EXERCISE PROMPT:
Quote the whole listing word for word. Do not include the pictures.

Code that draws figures

══════

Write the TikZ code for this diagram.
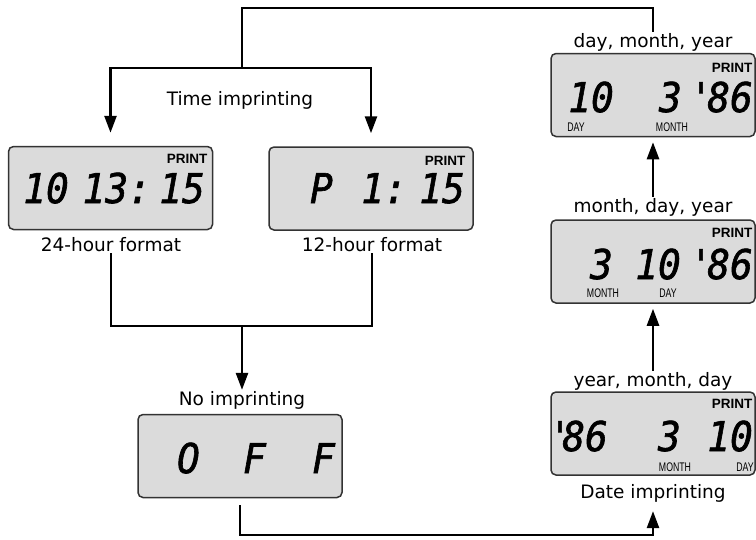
\documentclass[tikz,border=0pt]{standalone}
\usepackage{fontspec}
\setmainfont{DejaVu Sans}
\newfontfamily\lcdfont[FakeStretch=0.92, FakeBold=1.5]{DejaVu Sans Mono}
\newfontfamily\tagfont{Liberation Sans}
\newfontfamily\narrowfont[FakeStretch=0.7]{Liberation Sans}
\usetikzlibrary{arrows.meta}

\begin{document}
\begin{tikzpicture}[x=1pt, y=-1pt,
    wire/.style={line width=2.6pt},
    arr/.style={wire, -{Triangle[length=17pt, width=12pt]}},
    lcd/.style={draw=black!80, line width=1.5pt, fill=black!14, rounded corners=5pt,
        minimum width=204pt, minimum height=83pt, inner sep=0pt},
    seg/.style={font=\lcdfont\itshape\fontsize{41}{41}\selectfont,
        inner sep=0pt, anchor=base east},
    caption/.style={font=\fontsize{18.5}{20}\selectfont, inner sep=1pt},
    printtag/.style={font=\tagfont\bfseries\fontsize{13.5}{14}\selectfont, inner sep=0pt},
    unit/.style={font=\narrowfont\fontsize{12.5}{13}\selectfont, inner sep=0pt}]

    \useasboundingbox (0,0) rectangle (756,539);

    % Time imprinting
    \node[caption] (timecap) at (240,100) {Time imprinting};
    \node[lcd] (t24) at (110.5,188) {};
    \node[printtag] (print24) at (187,159) {PRINT};
    \node[seg] (h24a) at (69,203) {10};
    \node[seg] (h24b) at (151,203) {13:};
    \node[seg] (h24c) at (205,203) {15};
    \node[caption] (cap24) at (111,245) {24-hour format};

    \node[lcd] (t12) at (371,188.5) {};
    \node[printtag] (print12) at (445,161) {PRINT};
    \node[seg] (h12a) at (333,203) {P};
    \node[seg] (h12b) at (407,203) {1:};
    \node[seg] (h12c) at (465,203) {15};
    \node[caption] (cap12) at (372,245) {12-hour format};

    % No imprinting
    \node[caption] (offcap) at (242,400) {No imprinting};
    \node[lcd] (off) at (240,456) {};
    \node[seg] (offa) at (200,473) {O};
    \node[seg] (offb) at (266,473) {F};
    \node[seg] (offc) at (335,473) {F};

    % Date imprinting
    \node[caption] (dmycap) at (653,42) {day, month, year};
    \node[lcd] (dmy) at (653,95) {};
    \node[printtag] (printdmy) at (732,68) {PRINT};
    \node[seg] (dmya) at (614,112) {10};
    \node[seg] (dmyb) at (682,112) {3};
    \node[seg] (dmyc) at (753,112) {'\kern-5pt 86};
    \node[unit] (dmyday) at (576,127) {DAY};
    \node[unit] (dmymonth) at (672,127) {MONTH};

    \node[caption] (mdycap) at (653,207) {month, day, year};
    \node[lcd] (mdy) at (653,261.5) {};
    \node[printtag] (printmdy) at (732,233) {PRINT};
    \node[seg] (mdya) at (613,279) {3};
    \node[seg] (mdyb) at (681,279) {10};
    \node[seg] (mdyc) at (753,279) {'\kern-5pt 86};
    \node[unit] (mdymonth) at (603,293) {MONTH};
    \node[unit] (mdyday) at (668,293) {DAY};

    \node[caption] (ymdcap) at (653,381) {year, month, day};
    \node[lcd] (ymd) at (653,433.5) {};
    \node[printtag] (printymd) at (732,404) {PRINT};
    \node[seg] (ymda) at (608,451) {'\kern-9pt 86};
    \node[seg] (ymdb) at (681,451) {3};
    \node[seg] (ymdc) at (753,451) {10};
    \node[unit] (ymdmonth) at (675,467) {MONTH};
    \node[unit] (ymdday) at (745,467) {DAY};
    \node[caption] (datecap) at (653,493) {Date imprinting};

    % connectors
    \coordinate (top) at (242,8);
    \coordinate (split) at (242,68);
    \coordinate (merge) at (242,326);
    \coordinate (bottom) at (653,535);

    \draw[wire] (dmycap.north) |- (top) -- (split);
    \draw[arr, shorten >=13pt] (split) -| (t24.north);
    \draw[arr, shorten >=13pt] (split) -| (t12.north);
    \draw[wire] (cap24.south) |- (merge) -| (cap12.south);
    \draw[arr] (merge) -- (offcap.north);
    \draw[arr, shorten <=7pt, shorten >=8pt] (off.south) |- (bottom) -- (datecap.south);
    \draw[arr, shorten >=5pt] (ymdcap.north) -- (mdy.south);
    \draw[arr, shorten >=5pt] (mdycap.north) -- (dmy.south);

\end{tikzpicture}
\end{document}
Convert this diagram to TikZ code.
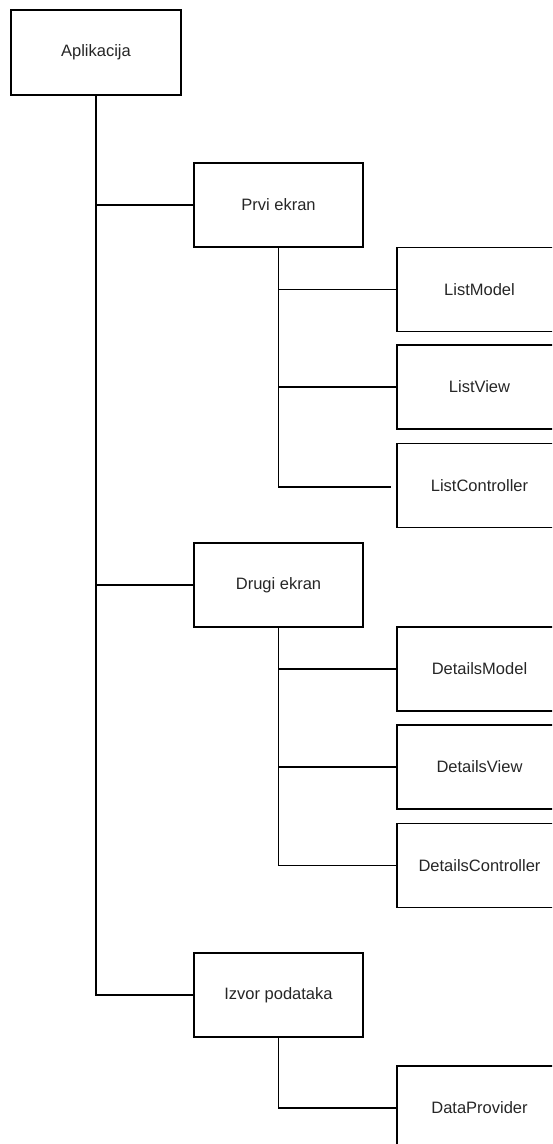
\documentclass[tikz,border=0pt]{standalone}
\usepackage{fontspec}
\setmainfont{Liberation Sans}
\begin{document}
\begin{tikzpicture}[x=1pt, y=-1pt, line width=1.2pt,
    box/.style={draw, rectangle, minimum width=169pt, minimum height=84pt, inner sep=0pt, font=\fontsize{16.5}{19}\selectfont, text=black!85},
    leaf/.style={box, minimum width=165pt}]
  \useasboundingbox (0,0) rectangle (552,1144);
  \clip (0,0) rectangle (552,1144);
  \node[box, minimum width=170pt, minimum height=85pt] (app) at (96,52.5) {Aplikacija};
  \node[box] (prvi) at (278.5,205) {Prvi ekran};
  \node[leaf] (lmodel) at (479.5,289.5) {ListModel};
  \node[leaf] (lview) at (479.5,387) {ListView};
  \node[leaf] (lctrl) at (479.5,485.5) {ListController};
  \node[box] (drugi) at (278.5,585) {Drugi ekran};
  \node[leaf] (dmodel) at (479.5,669) {DetailsModel};
  \node[leaf] (dview) at (479.5,767) {DetailsView};
  \node[leaf] (dctrl) at (479.5,865.5) {DetailsController};
  \node[box] (izvor) at (278.5,995) {Izvor podataka};
  \node[leaf] (dprov) at (479.5,1108) {DataProvider};
  \coordinate (lend) at (391,487);
  % glavna linija
  \draw (app.south) |- (izvor.west);
  \draw (app.south |- prvi.west) -- (prvi.west);
  \draw (app.south |- drugi.west) -- (drugi.west);
  % prvi ekran
  \draw (prvi.south) |- (lend);
  \draw (prvi.south |- lmodel.west) -- (lmodel.west);
  \draw (prvi.south |- lview.west) -- (lview.west);
  % drugi ekran
  \draw (drugi.south) |- (dctrl.west);
  \draw (drugi.south |- dmodel.west) -- (dmodel.west);
  \draw (drugi.south |- dview.west) -- (dview.west);
  % izvor podataka
  \draw (izvor.south) |- (dprov.west);
\end{tikzpicture}
\end{document}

══════

EXERCISE OUTPUT:
Write the TikZ code for this diagram.
\documentclass[tikz,border=0pt]{standalone}
\usepackage{fontspec}
\setmainfont{DejaVu Sans}
\newfontfamily\lcdfont[FakeStretch=0.92, FakeBold=1.5]{DejaVu Sans Mono}
\newfontfamily\tagfont{Liberation Sans}
\newfontfamily\narrowfont[FakeStretch=0.7]{Liberation Sans}
\usetikzlibrary{arrows.meta}

\begin{document}
\begin{tikzpicture}[x=1pt, y=-1pt,
    wire/.style={line width=2.6pt},
    arr/.style={wire, -{Triangle[length=17pt, width=12pt]}},
    lcd/.style={draw=black!80, line width=1.5pt, fill=black!14, rounded corners=5pt,
        minimum width=204pt, minimum height=83pt, inner sep=0pt},
    seg/.style={font=\lcdfont\itshape\fontsize{41}{41}\selectfont,
        inner sep=0pt, anchor=base east},
    caption/.style={font=\fontsize{18.5}{20}\selectfont, inner sep=1pt},
    printtag/.style={font=\tagfont\bfseries\fontsize{13.5}{14}\selectfont, inner sep=0pt},
    unit/.style={font=\narrowfont\fontsize{12.5}{13}\selectfont, inner sep=0pt}]

    \useasboundingbox (0,0) rectangle (756,539);

    % Time imprinting
    \node[caption] (timecap) at (240,100) {Time imprinting};
    \node[lcd] (t24) at (110.5,188) {};
    \node[printtag] (print24) at (187,159) {PRINT};
    \node[seg] (h24a) at (69,203) {10};
    \node[seg] (h24b) at (151,203) {13:};
    \node[seg] (h24c) at (205,203) {15};
    \node[caption] (cap24) at (111,245) {24-hour format};

    \node[lcd] (t12) at (371,188.5) {};
    \node[printtag] (print12) at (445,161) {PRINT};
    \node[seg] (h12a) at (333,203) {P};
    \node[seg] (h12b) at (407,203) {1:};
    \node[seg] (h12c) at (465,203) {15};
    \node[caption] (cap12) at (372,245) {12-hour format};

    % No imprinting
    \node[caption] (offcap) at (242,400) {No imprinting};
    \node[lcd] (off) at (240,456) {};
    \node[seg] (offa) at (200,473) {O};
    \node[seg] (offb) at (266,473) {F};
    \node[seg] (offc) at (335,473) {F};

    % Date imprinting
    \node[caption] (dmycap) at (653,42) {day, month, year};
    \node[lcd] (dmy) at (653,95) {};
    \node[printtag] (printdmy) at (732,68) {PRINT};
    \node[seg] (dmya) at (614,112) {10};
    \node[seg] (dmyb) at (682,112) {3};
    \node[seg] (dmyc) at (753,112) {'\kern-5pt 86};
    \node[unit] (dmyday) at (576,127) {DAY};
    \node[unit] (dmymonth) at (672,127) {MONTH};

    \node[caption] (mdycap) at (653,207) {month, day, year};
    \node[lcd] (mdy) at (653,261.5) {};
    \node[printtag] (printmdy) at (732,233) {PRINT};
    \node[seg] (mdya) at (613,279) {3};
    \node[seg] (mdyb) at (681,279) {10};
    \node[seg] (mdyc) at (753,279) {'\kern-5pt 86};
    \node[unit] (mdymonth) at (603,293) {MONTH};
    \node[unit] (mdyday) at (668,293) {DAY};

    \node[caption] (ymdcap) at (653,381) {year, month, day};
    \node[lcd] (ymd) at (653,433.5) {};
    \node[printtag] (printymd) at (732,404) {PRINT};
    \node[seg] (ymda) at (608,451) {'\kern-9pt 86};
    \node[seg] (ymdb) at (681,451) {3};
    \node[seg] (ymdc) at (753,451) {10};
    \node[unit] (ymdmonth) at (675,467) {MONTH};
    \node[unit] (ymdday) at (745,467) {DAY};
    \node[caption] (datecap) at (653,493) {Date imprinting};

    % connectors
    \coordinate (top) at (242,8);
    \coordinate (split) at (242,68);
    \coordinate (merge) at (242,326);
    \coordinate (bottom) at (653,535);

    \draw[wire] (dmycap.north) |- (top) -- (split);
    \draw[arr, shorten >=13pt] (split) -| (t24.north);
    \draw[arr, shorten >=13pt] (split) -| (t12.north);
    \draw[wire] (cap24.south) |- (merge) -| (cap12.south);
    \draw[arr] (merge) -- (offcap.north);
    \draw[arr, shorten <=7pt, shorten >=8pt] (off.south) |- (bottom) -- (datecap.south);
    \draw[arr, shorten >=5pt] (ymdcap.north) -- (mdy.south);
    \draw[arr, shorten >=5pt] (mdycap.north) -- (dmy.south);

\end{tikzpicture}
\end{document}
Convert this diagram to TikZ code.
\documentclass[tikz,border=0pt]{standalone}
\usepackage{fontspec}
\setmainfont{Liberation Sans}
\begin{document}
\begin{tikzpicture}[x=1pt, y=-1pt, line width=1.2pt,
    box/.style={draw, rectangle, minimum width=169pt, minimum height=84pt, inner sep=0pt, font=\fontsize{16.5}{19}\selectfont, text=black!85},
    leaf/.style={box, minimum width=165pt}]
  \useasboundingbox (0,0) rectangle (552,1144);
  \clip (0,0) rectangle (552,1144);
  \node[box, minimum width=170pt, minimum height=85pt] (app) at (96,52.5) {Aplikacija};
  \node[box] (prvi) at (278.5,205) {Prvi ekran};
  \node[leaf] (lmodel) at (479.5,289.5) {ListModel};
  \node[leaf] (lview) at (479.5,387) {ListView};
  \node[leaf] (lctrl) at (479.5,485.5) {ListController};
  \node[box] (drugi) at (278.5,585) {Drugi ekran};
  \node[leaf] (dmodel) at (479.5,669) {DetailsModel};
  \node[leaf] (dview) at (479.5,767) {DetailsView};
  \node[leaf] (dctrl) at (479.5,865.5) {DetailsController};
  \node[box] (izvor) at (278.5,995) {Izvor podataka};
  \node[leaf] (dprov) at (479.5,1108) {DataProvider};
  \coordinate (lend) at (391,487);
  % glavna linija
  \draw (app.south) |- (izvor.west);
  \draw (app.south |- prvi.west) -- (prvi.west);
  \draw (app.south |- drugi.west) -- (drugi.west);
  % prvi ekran
  \draw (prvi.south) |- (lend);
  \draw (prvi.south |- lmodel.west) -- (lmodel.west);
  \draw (prvi.south |- lview.west) -- (lview.west);
  % drugi ekran
  \draw (drugi.south) |- (dctrl.west);
  \draw (drugi.south |- dmodel.west) -- (dmodel.west);
  \draw (drugi.south |- dview.west) -- (dview.west);
  % izvor podataka
  \draw (izvor.south) |- (dprov.west);
\end{tikzpicture}
\end{document}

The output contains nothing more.